Sleep Problems May Raise Your Risk Of Stroke
People who have sleep problems may be more likely to have a stroke, according to a study published online today in Neurology®. Sleep problems included getting too much or too little sleep, taking long naps, having poor quality sleep, snoring, snorting and sleep apnea. In addition, those who had five or more of these symptoms had an even greater risk of stroke. The authors suggest that sleep problems should be an area of focus for stroke prevention, while noting that the study is observational, so cannot prove that sleep problems actually cause a stroke.
The international study involved 2,243 who had a stroke who were matched to a similar group of 2,253 people who did not have a stroke. Participants average age was 62.
In a survey, participants were asked about their sleep behaviors, including how many hours of sleep they got, sleep quality, napping, snoring, snorting and breathing problems during sleep.
People who slept for too many (more than 9) hours or too few (less than 5) hours per night were more likely to have a stroke than those who slept an average of 7 hours.
Specifically, people who got less than 5 hours of sleep were 3 times more likely to have a stroke than those who got 7 hours, and those who got more than 9 hours of sleep were more than twice as likely to have a stroke than those who got 7 hours a night.
People who took naps longer than one hour were 88% more likely to have a stroke than those who did not.
The researchers also looked at breathing problems during sleep, including snoring, snorting and sleep apnea.
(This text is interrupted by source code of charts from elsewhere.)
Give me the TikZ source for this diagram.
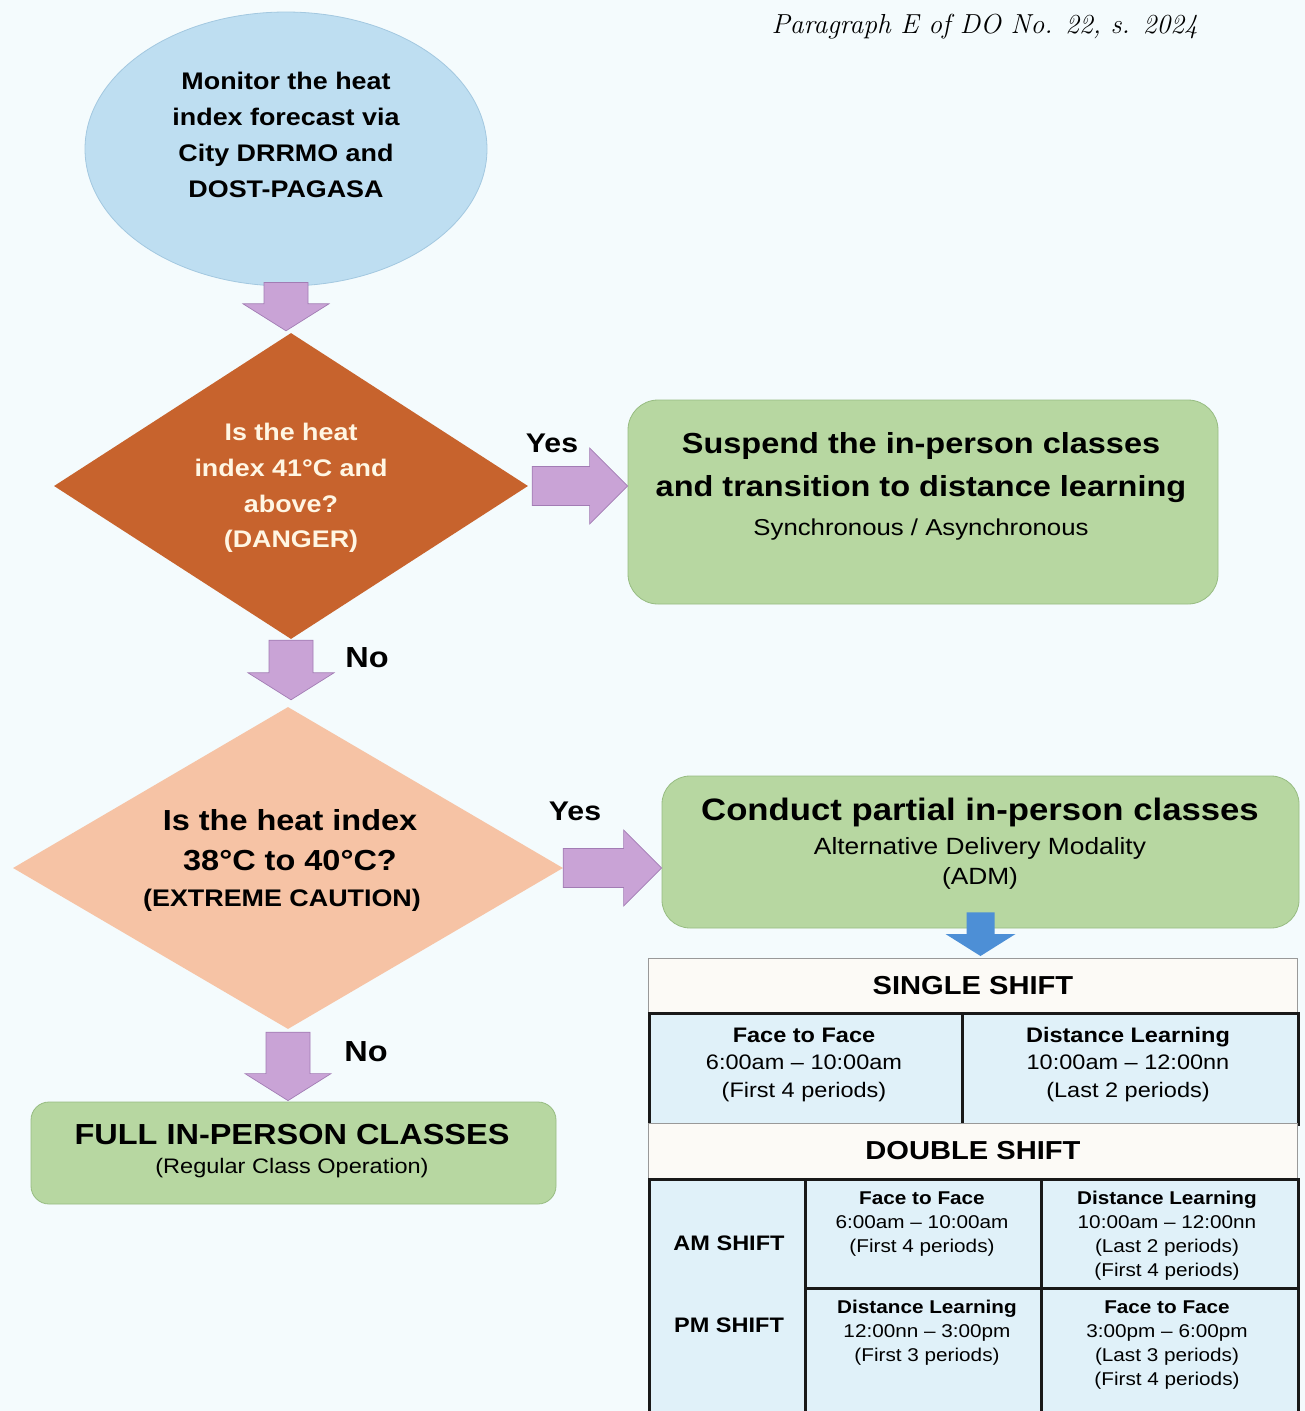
\documentclass[tikz,border=0pt]{standalone}
\usepackage{fontspec}
\newfontfamily\arialf{Liberation Sans}[FakeStretch=1.12]
\usetikzlibrary{shapes.geometric,calc}
\definecolor{bgc}{HTML}{F4FBFD}
\definecolor{ellfill}{HTML}{BEDEF1}
\definecolor{ellline}{HTML}{A3C8E0}
\definecolor{dangerc}{HTML}{C7632D}
\definecolor{cautionc}{HTML}{F6C3A5}
\definecolor{greenf}{HTML}{B7D7A1}
\definecolor{greenl}{HTML}{97BC82}
\definecolor{purf}{HTML}{C9A3D6}
\definecolor{purl}{HTML}{A27CB4}
\definecolor{bluearr}{HTML}{4D8FD6}
\definecolor{cellf}{HTML}{E0F1F9}
\definecolor{bandf}{HTML}{FCFAF6}
\definecolor{creamt}{HTML}{FFF6E3}
\newcommand\setfs[2]{\fontsize{#1}{#2}\selectfont}
\begin{document}
\begin{tikzpicture}[x=1pt,y=-1pt,
  txt/.style={inner sep=0pt, align=center, text=black, font=\arialf},
  greenbox/.style={rectangle, fill=greenf, draw=greenl, line width=0.8pt, inner sep=0pt},
  pdown/.style={fill=purf, draw=purl, line width=0.7pt,
    to path={let \p1=(\tikztostart), \p2=(\tikztotarget) in
      (\x1-22pt,\y1) -- (\x1+22pt,\y1) -- (\x1+22pt,\y2+27pt) -- (\x1+43pt,\y2+27pt)
      -- (\x1,\y2) -- (\x1-43pt,\y2+27pt) -- (\x1-22pt,\y2+27pt) -- cycle}},
  pright/.style={fill=purf, draw=purl, line width=0.7pt,
    to path={let \p1=(\tikztostart), \p2=(\tikztotarget) in
      (\x1,\y1+19.5pt) -- (\x2-38pt,\y1+19.5pt) -- (\x2-38pt,\y1+38pt) -- (\x2,\y1)
      -- (\x2-38pt,\y1-38pt) -- (\x2-38pt,\y1-19.5pt) -- (\x1,\y1-19.5pt) -- cycle}},
  bdown/.style={fill=bluearr, draw=none,
    to path={let \p1=(\tikztostart), \p2=(\tikztotarget) in
      (\x1-14pt,\y1) -- (\x1+14pt,\y1) -- (\x1+14pt,\y2+22pt) -- (\x1+35pt,\y2+22pt)
      -- (\x1,\y2) -- (\x1-35pt,\y2+22pt) -- (\x1-14pt,\y2+22pt) -- cycle}},
  band/.style={rectangle, anchor=north west, fill=bandf, draw=black!40, line width=0.8pt, inner sep=0pt,
    font=\arialf\bfseries\setfs{26}{30}},
  cell/.style={rectangle, anchor=north west, fill=cellf, draw=black!90, line width=2.6pt, inner sep=0pt},
]
\clip (0,0) rectangle (1305,1411);
\fill[bgc] (0,0) rectangle (1305,1411);

% title
\node[anchor=east, inner sep=0pt, font=\itshape\setfs{27.5}{32}] (title) at (1198,27) {Paragraph E of DO No. 22, s. 2024};

% start ellipse
\node[ellipse, fill=ellfill, draw=ellline, line width=0.8pt, minimum width=402pt, minimum height=274pt, inner sep=0pt] (mon) at (286,149) {};
\node[txt, font=\arialf\bfseries\setfs{24}{36}] (mont) at (286,135) {Monitor the heat\\index forecast via\\City DRRMO and\\DOST-PAGASA};

% decision 1
\node[diamond, fill=dangerc, minimum width=474pt, minimum height=306pt, inner sep=0pt] (d1) at (291,486) {};
\node[txt, text=creamt, font=\arialf\bfseries\setfs{24}{35.7}] (d1t) at (291,488) {Is the heat\\index 41°C and\\above?\\(DANGER)};

% suspend box
\node[greenbox, rounded corners=30pt, minimum width=590pt, minimum height=204pt] (s1) at (923,502) {};
\node[txt, font=\arialf\bfseries\setfs{29}{43}] (s1t) at (921,468) {Suspend the in-person classes\\and transition to distance learning};
\node[txt, font=\arialf\setfs{23}{28}] (s1s) at (921,530) {Synchronous / Asynchronous};

% decision 2
\node[diamond, fill=cautionc, minimum width=550pt, minimum height=322pt, inner sep=0pt] (d2) at (288,868) {};
\node[txt, font=\arialf\bfseries\setfs{29}{40}] (d2t) at (290,840) {Is the heat index\\38°C to 40°C?};
\node[txt, font=\arialf\bfseries\setfs{24}{28}] (d2s) at (282,900) {(EXTREME CAUTION)};

% partial box
\node[greenbox, rounded corners=28pt, minimum width=637pt, minimum height=152pt] (c2) at (980.5,852) {};
\node[txt, font=\arialf\bfseries\setfs{31}{36}] (c2t) at (980,812) {Conduct partial in-person classes};
\node[txt, font=\arialf\setfs{23.5}{30}] (c2s) at (980,863) {Alternative Delivery Modality\\(ADM)};

% full box
\node[greenbox, rounded corners=18pt, minimum width=525pt, minimum height=102pt] (f3) at (293.5,1153) {};
\node[txt, font=\arialf\bfseries\setfs{29}{34}] (f3t) at (292,1135) {FULL IN-PERSON CLASSES};
\node[txt, font=\arialf\setfs{21}{26}] (f3s) at (292,1168) {(Regular Class Operation)};

% block arrows
\draw[pdown] ([yshift=4pt]mon.south) to ([yshift=2pt]d1.north);
\draw[pright] ([xshift=4pt]d1.east) to (d1.east -| s1.west);
\draw[pdown] ([yshift=-1pt]d1.south) to ([yshift=7pt]d2.north);
\draw[pright] (d2.east) to (d2.east -| c2.west);
\draw[pdown] ([yshift=-3pt]d2.south) to ([yshift=1pt]f3.north);

% labels
\node[txt, font=\arialf\bfseries\setfs{27}{30}] (yes1) at (552,443) {Yes};
\node[txt, font=\arialf\bfseries\setfs{27}{30}] (yes2) at (575,811) {Yes};
\node[txt, font=\arialf\bfseries\setfs{29}{32}] (no1) at (367,658) {No};
\node[txt, font=\arialf\bfseries\setfs{29}{32}] (no2) at (366,1052) {No};

% table
\node[band, minimum width=649pt, minimum height=54pt] (h1) at (648,958) {SINGLE SHIFT};
\node[cell, minimum width=313pt, minimum height=111pt] (ss1) at (648,1012) {};
\node[cell, minimum width=336pt, minimum height=111pt] (ss2) at (961,1012) {};
\node[band, minimum width=649pt, minimum height=55pt] (h2) at (648,1123) {DOUBLE SHIFT};
\node[cell, minimum width=156pt, minimum height=260pt] (dl) at (648,1178) {};
\node[cell, minimum width=236pt, minimum height=109pt] (da1) at (804,1178) {};
\node[cell, minimum width=257pt, minimum height=109pt] (da2) at (1040,1178) {};
\node[cell, minimum width=236pt, minimum height=151pt] (dp1) at (804,1287) {};
\node[cell, minimum width=257pt, minimum height=151pt] (dp2) at (1040,1287) {};

\draw[bdown] ([yshift=16pt]c2.south) to ([yshift=2pt]h1.north);

\node[txt, font=\arialf\setfs{21}{27.5}] (ss1t) at (804,1064.5) {\textbf{Face to Face}\\6:00am – 10:00am\\(First 4 periods)};
\node[txt, font=\arialf\setfs{21}{27.5}] (ss2t) at (1128,1064.5) {\textbf{Distance Learning}\\10:00am – 12:00nn\\(Last 2 periods)};
\node[txt, font=\arialf\bfseries\setfs{21}{26}] (amt) at (729,1243) {AM SHIFT};
\node[txt, font=\arialf\bfseries\setfs{21}{26}] (pmt) at (729,1325) {PM SHIFT};
\node[txt, font=\arialf\setfs{18.5}{24}] (da1t) at (922,1224) {\textbf{Face to Face}\\6:00am – 10:00am\\(First 4 periods)};
\node[txt, font=\arialf\setfs{18.5}{24}] (da2t) at (1167,1236) {\textbf{Distance Learning}\\10:00am – 12:00nn\\(Last 2 periods)\\(First 4 periods)};
\node[txt, font=\arialf\setfs{18.5}{24}] (dp1t) at (927,1333) {\textbf{Distance Learning}\\12:00nn – 3:00pm\\(First 3 periods)};
\node[txt, font=\arialf\setfs{18.5}{24}] (dp2t) at (1167,1345) {\textbf{Face to Face}\\3:00pm – 6:00pm\\(Last 3 periods)\\(First 4 periods)};
\end{tikzpicture}
\end{document}
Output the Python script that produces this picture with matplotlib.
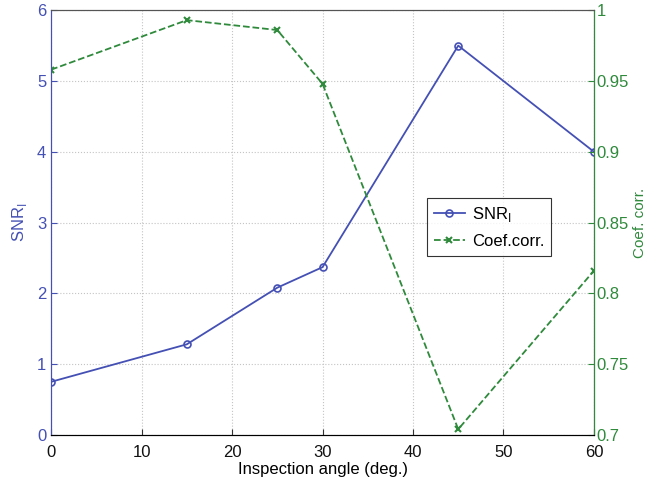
import matplotlib
matplotlib.use('Agg')
import matplotlib.pyplot as plt

plt.rcParams['font.family'] = ['Liberation Sans', 'DejaVu Sans']

angles = [0, 15, 25, 30, 45, 60]
snr = [0.75, 1.28, 2.08, 2.37, 5.50, 4.00]
coef_corr = [0.958, 0.993, 0.986, 0.948, 0.704, 0.816]

BLUE = '#4450b4'
GREEN = '#2f8a3c'

fig = plt.figure(figsize=(6.47, 4.87), dpi=100)
ax = fig.add_axes([0.079, 0.107, 0.839, 0.872])
ax2 = ax.twinx()

l1, = ax.plot(angles, snr, color=BLUE, lw=1.3, marker='o', ms=5,
              mfc='none', mew=1.2, label='SNR$_\\mathregular{I}$')
l2, = ax2.plot(angles, coef_corr, color=GREEN, lw=1.3, ls='--', marker='x',
               ms=4, mew=1.5, label='Coef.corr.')

ax.set_xlim(0, 60)
ax.set_ylim(0, 6)
ax2.set_ylim(0.7, 1.0)
ax.set_xticks(range(0, 61, 10))
ax.set_yticks(range(0, 7))
ax2.set_yticks([0.7, 0.75, 0.8, 0.85, 0.9, 0.95, 1.0])
ax2.set_yticklabels(['0.7', '0.75', '0.8', '0.85', '0.9', '0.95', '1'])

ax.grid(True, ls=':', color='#c4c4c4', lw=0.8)
for a in (ax, ax2):
    a.tick_params(direction='in', labelsize=12, length=4)
ax.tick_params(axis='y', colors=BLUE, labelcolor=BLUE)
ax.tick_params(axis='x', colors='#333333', labelcolor='#111111', pad=7)
ax2.tick_params(axis='y', colors=GREEN, labelcolor=GREEN, pad=2)

ax.spines['left'].set_color(BLUE)
ax2.spines['left'].set_color(BLUE)
ax2.spines['right'].set_color(GREEN)
ax.spines['top'].set_color('#555555')
ax2.spines['top'].set_color('#555555')
ax.spines['bottom'].set_color('#333333')

ax.set_xlabel('Inspection angle (deg.)', fontsize=12, labelpad=2)
ax.set_ylabel('SNR$_\\mathregular{I}$', fontsize=12, color=BLUE, labelpad=6)
ax2.set_ylabel('Coef. corr.', fontsize=11, color=GREEN, labelpad=3)

leg = ax2.legend([l1, l2], [l1.get_label(), l2.get_label()],
                 loc='upper left', bbox_to_anchor=(0.677, 0.577),
                 fontsize=12, frameon=True, fancybox=False, edgecolor='black',
                 handlelength=1.9, handletextpad=0.4, borderpad=0.4,
                 labelspacing=0.6)
leg.get_frame().set_linewidth(0.8)

fig.savefig('out.png', dpi=100)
People who snored were 91% more likely to have stroke than those who did not and those who snorted were nearly three times more likely to have a stroke than those who did not. People with sleep apnea were nearly three times more likely to have a stroke than those who did not.
Results remained similar after adjustment for other factors that could affect the risk of stroke such as smoking, physical activity, depression and alcohol consumption.
The authors suggest that interventions to improve sleep may also reduce the risk of stroke, though additional research is needed.